When I came out of the hospital on Monday, I was in a daze.  I knew they had started me on a downturn of Geodon and had started me on Abilify, but I wasn’t given any titration recommendations.  I was just told to follow up with my pdoc at my next scheduled appointment on July 9th.  That was three weeks away.  I was feeling a bit better, but as a couple days went by, it was clear I needed more  support, possibly more medication.

On Wednesday, Goddess of Mindfulness had me call the CMHC to try and get an appointment.  I called the nurse’s line first, and left a message.  They called me back thirty minutes later and tried to tell me that there were no openings and I would have to “sit tight and wait” until the 9th.  The woman I spoke to barely spoke English and I actually ended up screaming into the phone, “I hope I don’t flip out before then!” and hanging up on her.  I know, real classy, Rose.  I’m out of my mind, I guess.

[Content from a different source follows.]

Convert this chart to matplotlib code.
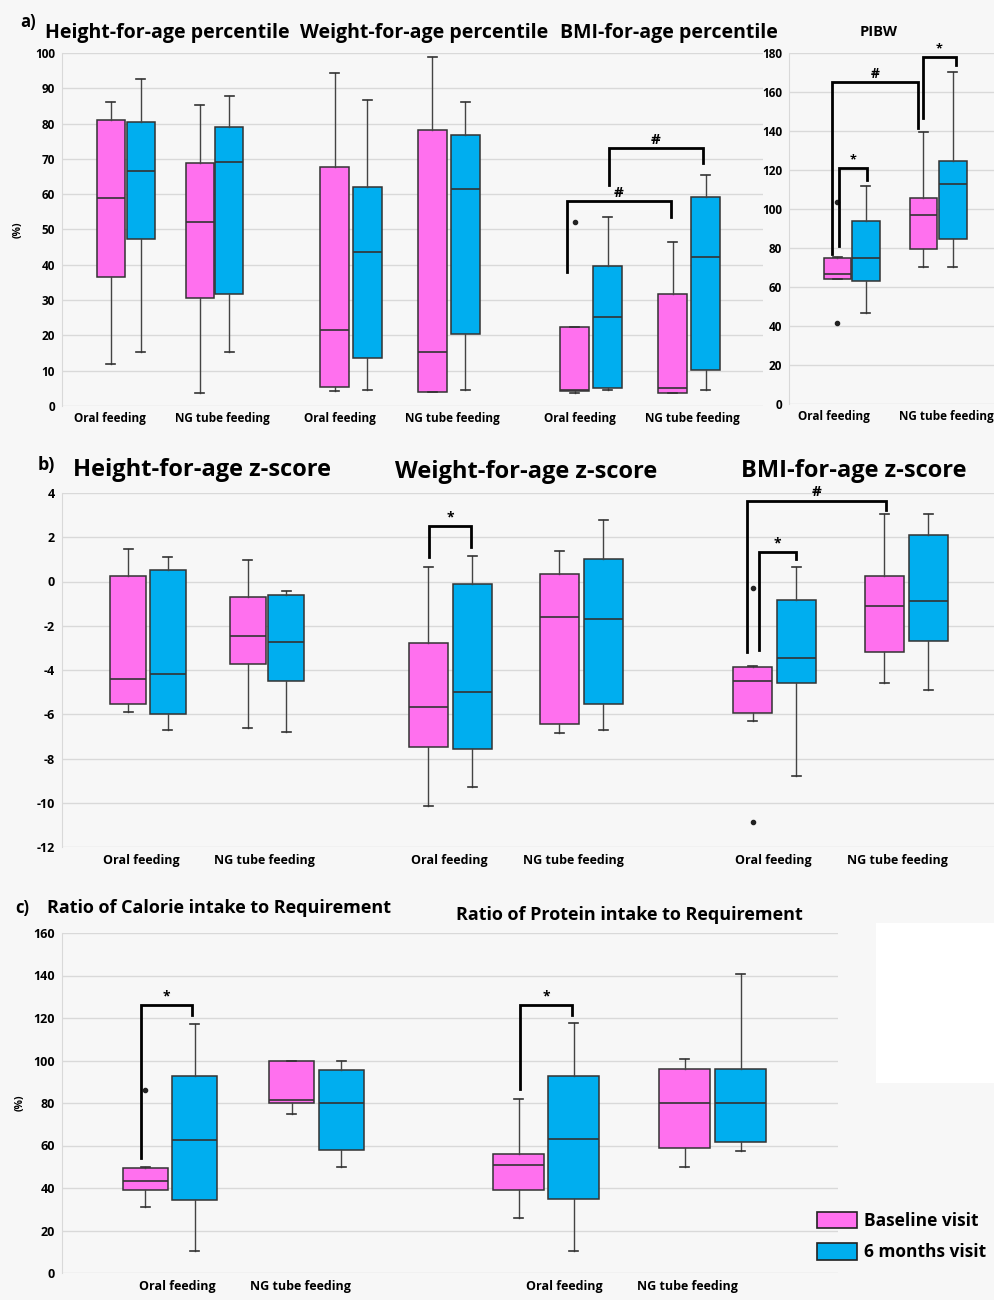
import matplotlib
matplotlib.use('Agg')
import matplotlib.pyplot as plt
from matplotlib.patches import Patch, Rectangle

W, H = 995, 1300
PINK = '#ff70ee'
BLUE = '#00aeef'
BG = '#f7f7f7'
GRID = '#d9d9d9'

plt.rcParams['font.family'] = ['Open Sans', 'DejaVu Sans']

groups = ['Oral feeding', 'NG tube feeding']
visits = ['Baseline visit', '6 months visit']

# box stats (whisker low, Q1, median, Q3, whisker high), order:
# oral baseline, oral 6 months, NG baseline, NG 6 months
hfa_pct = [(12, 36.6, 59, 81, 86), (15.4, 47.2, 66.6, 80.5, 92.6),
           (3.8, 30.5, 52, 68.8, 85.2), (15.4, 31.6, 69, 79, 87.8)]
wfa_pct = [(4.3, 5.5, 21.4, 67.7, 94.3), (4.5, 13.7, 43.5, 62.1, 86.7),
           (4, 4, 15.2, 78.2, 98.8), (4.5, 20.3, 61.5, 76.8, 86)]
bmi_pct = [(3.6, 4.3, 4.6, 22.4, 22.4), (4.5, 5, 25.2, 39.7, 53.6),
           (3.8, 3.8, 5, 31.6, 46.5), (4.5, 10.2, 42.3, 59.1, 65.4)]
bmi_pct_fliers = [[52], [], [], []]
pibw = [(64.2, 64.2, 66.5, 75, 75.5), (46.7, 63.3, 74.9, 93.6, 112),
        (70, 79.5, 97, 105.7, 139.7), (70, 84.6, 112.8, 124.8, 170)]
pibw_fliers = [[41.5, 103.5], [], [], []]

hfa_z = [(-5.9, -5.53, -4.4, 0.25, 1.45), (-6.7, -6.0, -4.2, 0.5, 1.1),
         (-6.6, -3.75, -2.45, -0.7, 0.95), (-6.8, -4.5, -2.75, -0.6, -0.45)]
wfa_z = [(-10.15, -7.5, -5.65, -2.8, 0.65), (-9.3, -7.55, -5.0, -0.1, 1.15),
         (-6.85, -6.45, -1.6, 0.35, 1.4), (-6.7, -5.55, -1.7, 1.0, 2.8)]
bmi_z = [(-6.3, -5.95, -4.5, -3.85, -3.8), (-8.8, -4.6, -3.45, -0.85, 0.65),
         (-4.6, -3.2, -1.1, 0.25, 3.05), (-4.9, -2.7, -0.9, 2.1, 3.05)]
bmi_z_fliers = [[-0.3, -10.85], [], [], []]

calorie = [(31, 39, 43.5, 49.5, 50), (10.5, 34.5, 62.5, 92.7, 117),
           (75, 80, 81.5, 100, 100), (50, 58, 80, 95.5, 100)]
calorie_fliers = [[86], [], [], []]
protein = [(26, 39, 51, 56, 82), (10.5, 34.8, 63, 92.7, 117.5),
           (50, 59, 80, 96, 100.5), (57.5, 61.5, 80, 96, 140.5)]

no_fliers = [[], [], [], []]

# significance brackets: (x left, y left end, y top, x right, y right end, mark)
a_brackets = [(567, 38, 58, 671, 53.6, '#'), (609, 62.6, 73, 703, 68.8, '#')]
pibw_brackets = [(832, 77, 165, 918, 141.5, '#'), (839, 80.8, 120.9, 867, 115, '*'),
                 (923, 146.7, 178, 956, 174, '*')]
b_brackets = [(429, 1.1, 2.5, 471, 1.55, '*'), (747, -3.2, 3.65, 886, 3.23, '#'),
              (759, -3.1, 1.34, 796, 1.0, '*')]
c_brackets = [(141, 54.3, 126, 192, 121.4, '*'), (520, 86.6, 126, 572, 121.4, '*')]


fig = plt.figure(figsize=(W / 100, H / 100), dpi=100, facecolor=BG)


def px_axes(left, top, right, bottom):
    ax = fig.add_axes([left / W, 1 - bottom / H, (right - left) / W, (bottom - top) / H])
    ax.set_facecolor('none')
    ax.set_xlim(left, right)
    for s in ['top', 'right', 'bottom']:
        ax.spines[s].set_visible(False)
    ax.spines['left'].set_color(GRID)
    ax.yaxis.grid(True, color=GRID, lw=1)
    ax.set_axisbelow(True)
    ax.tick_params(axis='both', length=0)
    return ax


def ftext(x, y, s, **kw):
    kw.setdefault('va', 'center')
    kw.setdefault('weight', 'bold')
    fig.text(x / W, 1 - y / H, s, **kw)


def draw_boxes(ax, stats, fliers, centers, width):
    bstats = [dict(whislo=s[0], q1=s[1], med=s[2], q3=s[3], whishi=s[4], fliers=f)
              for s, f in zip(stats, fliers)]
    out = ax.bxp(bstats, positions=centers, widths=width, capwidths=9,
                 patch_artist=True, manage_ticks=False,
                 boxprops=dict(edgecolor='#333333', linewidth=1.1),
                 whiskerprops=dict(color='#444444', linewidth=1),
                 capprops=dict(color='#333333', linewidth=1.2),
                 medianprops=dict(color='#333333', linewidth=1.2),
                 flierprops=dict(marker='o', markersize=3, markerfacecolor='#222222',
                                 markeredgecolor='#222222'))
    for box, c in zip(out['boxes'], [PINK, BLUE, PINK, BLUE]):
        box.set_facecolor(c)


def draw_brackets(ax, brackets, fs_hash=11, fs_star=10):
    for xl, yl, yt, xr, yr, mark in brackets:
        ax.plot([xl, xl, xr, xr], [yl, yt, yt, yr], color='black', lw=2,
                clip_on=False, solid_joinstyle='miter')
        ax.annotate(mark, ((xl + xr) / 2, yt), xytext=(0, 1), textcoords='offset points',
                    ha='center', va='bottom', fontsize=fs_hash if mark == '#' else fs_star,
                    weight='bold', annotation_clip=False)


def set_xlabels(ax, centers, fs, pad):
    ax.set_xticks(centers)
    ax.set_xticklabels(groups * (len(centers) // 2), fontsize=fs, weight='bold')
    ax.tick_params(axis='x', pad=pad)


def set_ylabels(ax, ticks, fs):
    ax.set_yticks(ticks)
    ax.set_yticklabels([str(t) for t in ticks], fontsize=fs, weight='bold')
    ax.tick_params(axis='y', pad=5)


# ---- panel a ----
ax = px_axes(62, 53, 763, 406)
ax.set_ylim(0, 100)
draw_boxes(ax, hfa_pct, no_fliers, [111, 141, 200, 229.5], 28)
draw_boxes(ax, wfa_pct, no_fliers, [335, 367.5, 432.5, 465.5], 29)
draw_boxes(ax, bmi_pct, bmi_pct_fliers, [575, 608, 673, 706], 29)
draw_brackets(ax, a_brackets)
set_ylabels(ax, list(range(0, 101, 10)), 8.5)
set_xlabels(ax, [110, 222, 340, 452, 580, 692], 8.5, 4)

ax = px_axes(789, 53, 995, 404)
ax.set_ylim(0, 180)
draw_boxes(ax, pibw, pibw_fliers, [837.5, 866, 923.5, 953], 27.5)
draw_brackets(ax, pibw_brackets, fs_hash=10, fs_star=9)
set_ylabels(ax, list(range(0, 181, 20)), 8.5)
set_xlabels(ax, [834, 946], 8.5, 4)

ftext(20, 22, 'a)', fontsize=12)
ftext(45, 33, 'Height-for-age percentile', fontsize=14)
ftext(300, 33, 'Weight-for-age percentile', fontsize=14)
ftext(560, 33, 'BMI-for-age percentile', fontsize=14)
ftext(879, 32, 'PIBW', fontsize=10.5, ha='center')
ftext(18, 230, '(%)', fontsize=7.5, rotation=90, ha='center')

# ---- panel b ----
ax = px_axes(62, 493, 995, 847)
ax.set_ylim(-12, 4)
draw_boxes(ax, hfa_z, no_fliers, [128.5, 168, 248, 286.5], 36)
draw_boxes(ax, wfa_z, no_fliers, [428.5, 472.5, 559.5, 603.5], 39)
draw_boxes(ax, bmi_z, bmi_z_fliers, [753, 796.5, 884.5, 928.5], 39)
draw_brackets(ax, b_brackets)
set_ylabels(ax, list(range(-12, 5, 2)), 9)
set_xlabels(ax, [141, 264, 449, 573, 773, 897], 9, 5)

ftext(38, 465, 'b)', fontsize=13)
ftext(73, 470, 'Height-for-age z-score', fontsize=17)
ftext(395, 472, 'Weight-for-age z-score', fontsize=17)
ftext(741, 471, 'BMI-for-age z-score', fontsize=17)

# ---- panel c ----
ax = px_axes(62, 933, 838, 1273)
ax.set_ylim(0, 160)
draw_boxes(ax, calorie, calorie_fliers, [145.5, 195, 292, 341.5], 45)
draw_boxes(ax, protein, no_fliers, [519, 574, 685, 741], 51)
draw_brackets(ax, c_brackets)
set_ylabels(ax, list(range(0, 161, 20)), 9)
set_xlabels(ax, [177, 300, 564, 687], 9, 5)

ftext(15, 908, 'c)', fontsize=12)
ftext(47, 908, 'Ratio of Calorie intake to Requirement', fontsize=13)
ftext(456, 915, 'Ratio of Protein intake to Requirement', fontsize=13)
ftext(20, 1103, '(%)', fontsize=7.5, rotation=90, ha='center')

fig.patches.append(Rectangle((876 / W, 1 - 1083 / H), 119 / W, 160 / H,
                             transform=fig.transFigure, facecolor='white',
                             edgecolor='none', zorder=-1))

handles = [Patch(facecolor=PINK, edgecolor='#222222', lw=1.2),
           Patch(facecolor=BLUE, edgecolor='#222222', lw=1.2)]
fig.legend(handles, visits, loc='upper left', bbox_to_anchor=(808 / W, 1 - 1203 / H),
           frameon=False, prop=dict(weight='bold', size=12.5), handlelength=2.3,
           handleheight=1.1, handletextpad=0.45, labelspacing=0.75, borderpad=0)

fig.savefig('out.png', dpi=100, facecolor=BG)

I then tried calling the front desk and asked to be put on the cancellation list.  I explained my situation and I was put as an “emergency priority I.”  I told them I only needed one hour’s notice and I could be there.  The front desk girl assured me I should be able to get in soon.

Much to my surprise, I received a call at 9:15 the next morning, asking if I could be there by 10:30.  Of course I can!  I made it down and Dr. Douglas kept the Geodon the same, but bumped up the Abilify.  He said, if all goes well, we can do it again at my next appointment on July 9th.  He was very understanding and caring, and we had a nice chat.

All in all, this is a good CMHC.  I think the DBT therapy program has possibly fallen by the wayside a bit, and I can tell you that the individual therapists like my last one should be fired, but what I really need is my pdoc and Goddess of Mindfulness, and I know I will be fine.